Leave the pictures out and retype the lines from the beginning through the line with "return x / W, 1 - y / H", both ends included.

* BEGIN *

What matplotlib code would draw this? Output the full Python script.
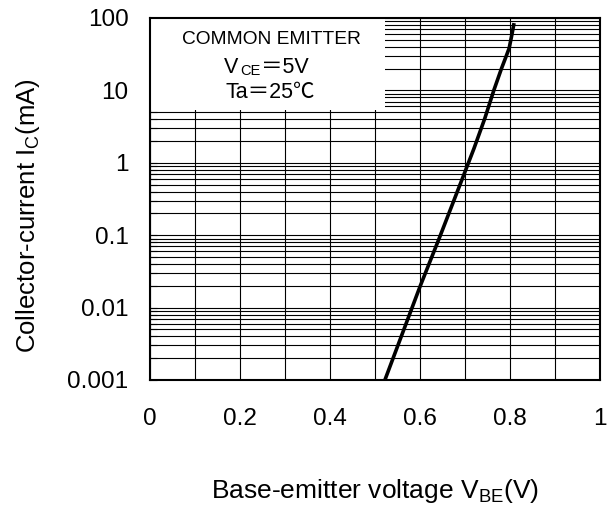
import matplotlib
matplotlib.use("Agg")
import matplotlib.pyplot as plt
from matplotlib.ticker import FixedLocator, FixedFormatter, LogLocator, NullFormatter
from matplotlib.patches import Rectangle

plt.rcParams['font.family'] = ['Liberation Sans', 'Noto Sans CJK JP', 'DejaVu Sans']
plt.rcParams['mathtext.fontset'] = 'custom'
plt.rcParams['mathtext.rm'] = 'Liberation Sans'
plt.rcParams['mathtext.it'] = 'Liberation Sans'

# Data
vbe = [0.522, 0.600, 0.644, 0.701, 0.720, 0.744, 0.764, 0.781, 0.790, 0.798, 0.804, 0.809]
ic_ma = [0.001, 0.0195, 0.095, 0.78, 1.58, 4.1, 10.0, 20.0, 28.0, 38.0, 58.0, 85.0]

x_ticks = [0, 0.2, 0.4, 0.6, 0.8, 1.0]
x_tick_labels = ["0", "0.2", "0.4", "0.6", "0.8", "1"]
y_ticks = [0.001, 0.01, 0.1, 1, 10, 100]
y_tick_labels = ["0.001", "0.01", "0.1", "1", "10", "100"]

W, H = 611, 511
fig = plt.figure(figsize=(W / 100, H / 100), dpi=100)
ax = fig.add_axes([150 / W, 1 - 380 / H, 450 / W, 362 / H])

ax.set_yscale('log')
ax.set_xlim(0, 1)
ax.set_ylim(0.001, 100)

ax.xaxis.set_major_locator(FixedLocator(x_ticks))
ax.xaxis.set_major_formatter(FixedFormatter(x_tick_labels))
ax.xaxis.set_minor_locator(FixedLocator([0.1, 0.3, 0.5, 0.7, 0.9]))
ax.yaxis.set_major_locator(FixedLocator(y_ticks))
ax.yaxis.set_major_formatter(FixedFormatter(y_tick_labels))
ax.yaxis.set_minor_locator(LogLocator(base=10, subs=range(2, 10), numticks=20))
ax.yaxis.set_minor_formatter(NullFormatter())

ax.grid(True, which='both', color='black', linewidth=0.8)
ax.set_axisbelow(True)
ax.tick_params(axis='x', which='both', length=0, labelsize=17.5, pad=20)
ax.tick_params(axis='y', which='both', direction='in', length=5, width=0.8,
               labelsize=17.5, pad=15.5)

for s in ax.spines.values():
    s.set_linewidth(1.5)
    s.set_color('black')

# White legend box covering the grid
ax.add_patch(Rectangle((0, 0.746), 0.522, 0.26, transform=ax.transAxes,
                       facecolor='white', edgecolor='none', zorder=1.5))

ax.plot(vbe, ic_ma, color='black', linewidth=2.6, zorder=3,
        solid_joinstyle='round', solid_capstyle='butt')

def px(x, y):
    return x / W, 1 - y / H

fs = 15.5
fig.text(*px(271, 40), "COMMON EMITTER", ha='center', va='center', fontsize=13.8, zorder=4)
fig.text(*px(224, 67), "V", ha='left', va='center', fontsize=fs, zorder=4)
fig.text(*px(240, 71), "CE", ha='left', va='center', fontsize=10.5, zorder=4)
fig.text(*px(261, 67), "＝5V", ha='left', va='center', fontsize=fs, zorder=4)
fig.text(*px(270, 93), "Ta＝25℃", ha='center', va='center', fontsize=fs, zorder=4)

ax.set_xlabel("Base-emitter voltage V$_{\\mathrm{BE}}$(V)", fontsize=19, labelpad=34)
ax.set_ylabel("Collector-current I$_{\\mathrm{C}}$(mA)", fontsize=18.5)
ax.yaxis.set_label_coords(-0.24, 0.453)

fig.savefig("out.png", dpi=100)
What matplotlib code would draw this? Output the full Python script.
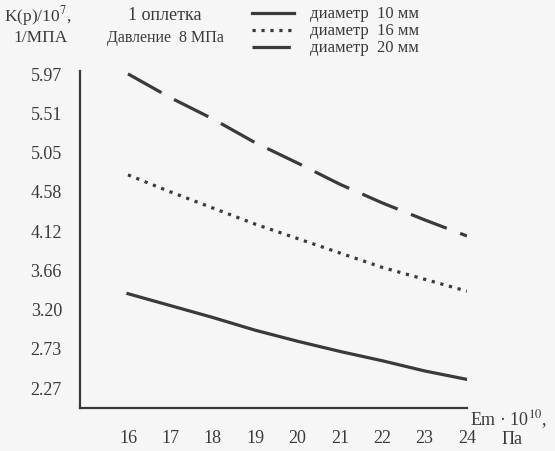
#!/usr/bin/env python3

import matplotlib
matplotlib.use('Agg')
import matplotlib.pyplot as plt
from matplotlib.lines import Line2D
import numpy as np

plt.rcParams['font.family'] = ['Liberation Serif', 'DejaVu Serif']
plt.rcParams['mathtext.fontset'] = 'stix'

# Em * 10^10, Pa
em = [16, 17, 18, 19, 20, 21, 22, 23, 24]

# K(p)/10^7, 1/MPa for each wire diameter
k_d10 = [3.37, 3.23, 3.09, 2.94, 2.81, 2.69, 2.58, 2.46, 2.36]
k_d16 = [4.77, 4.57, 4.38, 4.19, 4.02, 3.85, 3.68, 3.54, 3.40]
k_d20 = [5.96, 5.68, 5.43, 5.15, 4.91, 4.66, 4.44, 4.24, 4.05]

y_tick_labels = ['2.27', '2.73', '3.20', '3.66', '4.12', '4.58', '5.05', '5.51', '5.97']
x_tick_labels = ['16', '17', '18', '19', '20', '21', '22', '23', '24']

legend_labels = ['диаметр  10 мм', 'диаметр  16 мм', 'диаметр  20 мм']

ink = '#3a3a3a'
bg = '#f6f6f6'
lw = 2.3

fig = plt.figure(figsize=(5.55, 4.52), dpi=100, facecolor=bg)
ax = fig.add_axes([0.1441, 0.0951, 0.6973, 0.7456], facecolor=bg)

styles = [
    dict(linestyle='-'),
    dict(linestyle=(0, (1, 1.8)), dash_capstyle='butt'),
    dict(linestyle=(0, (12, 4.5)), dash_capstyle='butt'),
]
series = [k_d10, k_d16, k_d20]
for vals, st in zip(series, styles):
    ax.plot(em, vals, color=ink, linewidth=lw, **st)

ax.set_xlim(14.867, 24.0)
ax.set_ylim(2.023, 5.994)

ax.set_xticks([float(t) for t in x_tick_labels])
ax.set_xticklabels(x_tick_labels)
ax.set_yticks(np.linspace(2.27, 5.97, len(y_tick_labels)))
ax.set_yticklabels(y_tick_labels)
ax.tick_params(length=0, labelsize=13, colors=ink)
ax.tick_params(axis='y', pad=13)
ax.tick_params(axis='x', pad=15)

for side in ['top', 'right']:
    ax.spines[side].set_visible(False)
for side in ['left', 'bottom']:
    ax.spines[side].set_linewidth(1.6)
    ax.spines[side].set_color(ink)

# axis titles
fig.text(38 / 555, 1 - 16 / 452, 'K(p)/10$^{7}$,', ha='center', va='center',
         fontsize=12.5, color=ink)
fig.text(41 / 555, 1 - 38 / 452, '1/МПА', ha='center', va='center',
         fontsize=12.5, color=ink)
fig.text(470 / 555, 1 - 420 / 452, 'Em · 10$^{10}$,', ha='left', va='center',
         fontsize=13, color=ink)
fig.text(512 / 555, 1 - 440 / 452, 'Па', ha='center', va='center',
         fontsize=13, color=ink)

# header notes
fig.text(165 / 555, 1 - 16 / 452, '1 оплетка', ha='center', va='center',
         fontsize=13, color=ink)
fig.text(165 / 555, 1 - 38 / 452, 'Давление  8 МПа', ha='center', va='center',
         fontsize=11.5, color=ink)

# manual legend
rows = [14, 31, 48]
for y, st, lab in zip(rows, styles, legend_labels):
    yf = 1 - y / 452
    fig.add_artist(Line2D([252 / 555, 294 / 555], [yf, yf], color=ink,
                          linewidth=lw, transform=fig.transFigure, **st))
    fig.text(310 / 555, yf, lab, ha='left', va='center', fontsize=12, color=ink)

fig.savefig('out.png', dpi=100, facecolor=bg)
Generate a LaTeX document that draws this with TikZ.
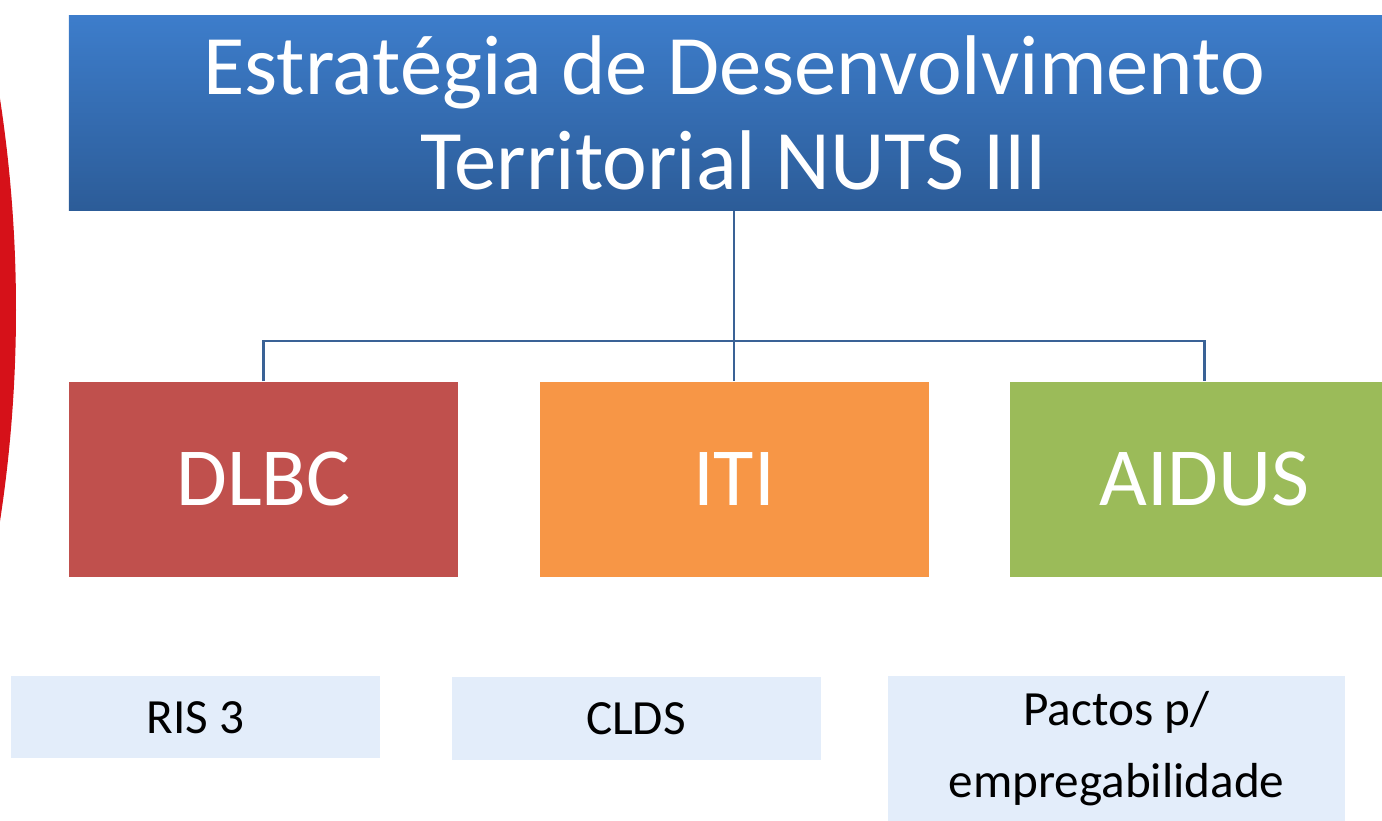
\documentclass[tikz,border=0pt]{standalone}
\usepackage{fontspec}
\setmainfont{Carlito}
\usetikzlibrary{calc}
\definecolor{titletop}{RGB}{61,125,203}
\definecolor{titlebot}{RGB}{44,92,152}
\definecolor{dlbcred}{RGB}{192,80,77}
\definecolor{itiorange}{RGB}{247,150,70}
\definecolor{aidusgreen}{RGB}{155,187,89}
\definecolor{subblue}{RGB}{227,237,250}
\definecolor{linkblue}{RGB}{58,98,150}
\definecolor{arcred}{RGB}{214,17,25}

\begin{document}
\begin{tikzpicture}
    % title box
    \tikzstyle{title}=[inner sep=0, minimum width=13.3cm, minimum height=1.95cm, top color=titletop, bottom color=titlebot, text=white, align=center, font=\fontsize{24.1}{26.8}\selectfont]
    % coloured boxes
    \tikzstyle{tool}=[inner sep=0, minimum width=3.89cm, minimum height=1.95cm, text=white, font=\fontsize{23.5}{28}\selectfont]
    % pale boxes
    \tikzstyle{sub}=[inner sep=0, minimum width=3.69cm, minimum height=0.82cm, fill=subblue, align=center, font=\fontsize{14}{20.3}\selectfont]
    \tikzstyle{link}=[draw=linkblue, line width=0.6pt]
    \useasboundingbox (0,0) rectangle (13.82,8.21);
    \begin{scope}
        \clip (0,0) rectangle (13.82,8.21);
        % red arc at the left border
        \fill[arcred] (-13.70,5.11) circle (13.86);
        \node[title] (estrat) at (7.34,7.08) {Estratégia de Desenvolvimento\\Territorial NUTS III};
        \node[tool, fill=dlbcred] (dlbc) at (2.635,3.415) {DLBC};
        \node[tool, fill=itiorange] (iti) at (7.34,3.415) {ITI};
        \node[tool, fill=aidusgreen] (aidus) at (12.045,3.415) {AIDUS};
        \node[sub] (ris) at (1.955,1.035) {RIS 3};
        \node[sub, minimum height=0.83cm] (clds) at (6.36,1.025) {CLDS};
        \node[sub, minimum width=4.57cm, minimum height=1.45cm] (pactos) at (11.165,0.725) {Pactos p/\\empregabilidade};
        % connectors
        \coordinate (bus) at (7.34,4.80);
        \draw[link] (estrat.south) -- (bus);
        \draw[link] (dlbc.north) |- (bus) -| (aidus.north);
        \draw[link] (bus) -- (iti.north);
    \end{scope}
\end{tikzpicture}
\end{document}
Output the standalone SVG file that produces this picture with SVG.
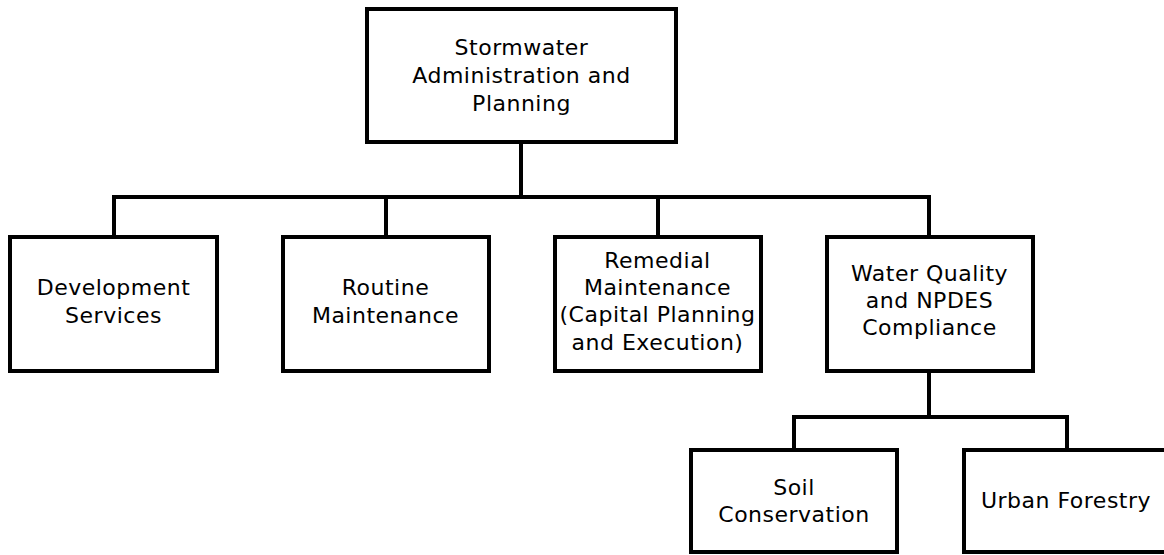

* END *

● **WRITTEN REPLY**:
What matplotlib code would draw this? Output the full Python script.
import matplotlib
matplotlib.use("Agg")
import matplotlib.pyplot as plt
from matplotlib.ticker import FixedLocator, FixedFormatter, LogLocator, NullFormatter
from matplotlib.patches import Rectangle

plt.rcParams['font.family'] = ['Liberation Sans', 'Noto Sans CJK JP', 'DejaVu Sans']
plt.rcParams['mathtext.fontset'] = 'custom'
plt.rcParams['mathtext.rm'] = 'Liberation Sans'
plt.rcParams['mathtext.it'] = 'Liberation Sans'

# Data
vbe = [0.522, 0.600, 0.644, 0.701, 0.720, 0.744, 0.764, 0.781, 0.790, 0.798, 0.804, 0.809]
ic_ma = [0.001, 0.0195, 0.095, 0.78, 1.58, 4.1, 10.0, 20.0, 28.0, 38.0, 58.0, 85.0]

x_ticks = [0, 0.2, 0.4, 0.6, 0.8, 1.0]
x_tick_labels = ["0", "0.2", "0.4", "0.6", "0.8", "1"]
y_ticks = [0.001, 0.01, 0.1, 1, 10, 100]
y_tick_labels = ["0.001", "0.01", "0.1", "1", "10", "100"]

W, H = 611, 511
fig = plt.figure(figsize=(W / 100, H / 100), dpi=100)
ax = fig.add_axes([150 / W, 1 - 380 / H, 450 / W, 362 / H])

ax.set_yscale('log')
ax.set_xlim(0, 1)
ax.set_ylim(0.001, 100)

ax.xaxis.set_major_locator(FixedLocator(x_ticks))
ax.xaxis.set_major_formatter(FixedFormatter(x_tick_labels))
ax.xaxis.set_minor_locator(FixedLocator([0.1, 0.3, 0.5, 0.7, 0.9]))
ax.yaxis.set_major_locator(FixedLocator(y_ticks))
ax.yaxis.set_major_formatter(FixedFormatter(y_tick_labels))
ax.yaxis.set_minor_locator(LogLocator(base=10, subs=range(2, 10), numticks=20))
ax.yaxis.set_minor_formatter(NullFormatter())

ax.grid(True, which='both', color='black', linewidth=0.8)
ax.set_axisbelow(True)
ax.tick_params(axis='x', which='both', length=0, labelsize=17.5, pad=20)
ax.tick_params(axis='y', which='both', direction='in', length=5, width=0.8,
               labelsize=17.5, pad=15.5)

for s in ax.spines.values():
    s.set_linewidth(1.5)
    s.set_color('black')

# White legend box covering the grid
ax.add_patch(Rectangle((0, 0.746), 0.522, 0.26, transform=ax.transAxes,
                       facecolor='white', edgecolor='none', zorder=1.5))

ax.plot(vbe, ic_ma, color='black', linewidth=2.6, zorder=3,
        solid_joinstyle='round', solid_capstyle='butt')

def px(x, y):
    return x / W, 1 - y / H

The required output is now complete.